James did not, in any way, assert a theological rationale for laying aside a perfectly settled theology of circumcision. Rather, James exclusively endorsed spiritual practice on the basis of spiritual evidence.

That the General Conference leadership has failed to follow this biblical pattern for decades is no small matter. That the same leadership has now conceded that women’s ordination is not, and has never been a matter of theology is telling.

To have sent a spiritual matter off to the General Conference for some kind of vote is an utter miscarriage of spiritual leadership by the church officers.

Voting is a total violation of the biblical model in Acts 15. James could have called for a vote, but James clearly sensed that to bring the church together required that he lead. James changed minds because he seemed to understand that voting only closes minds.

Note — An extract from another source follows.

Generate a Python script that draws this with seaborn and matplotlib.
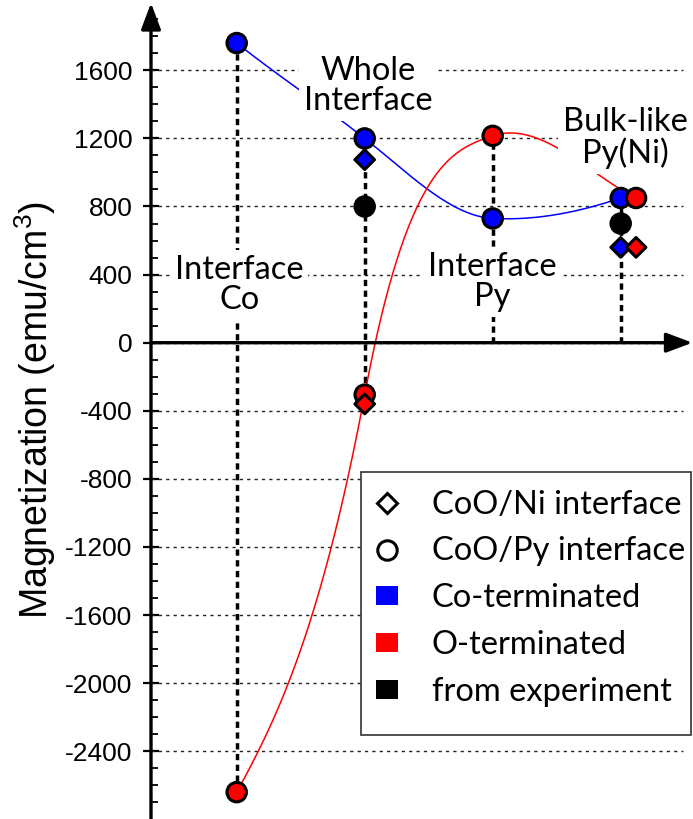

James saved the early church by avoiding a vote. Of course, the church is under no threat by this vote.

Perhaps the item, regarding giving Division Committees of the church authority to ‘enable’ ordination of women, will be voted to be tabled by asserting the question is neither cultural or territorial nor theological in nature, but rather is a spiritual matter, and therefore is already within the purview of the various local and union organizations already commissioned to directly and personally assess the spiritual endorsement of the Holy Spirit in the lives of individuals already ministering.

Far less likely things have happened. Ask Robert Folkenberg.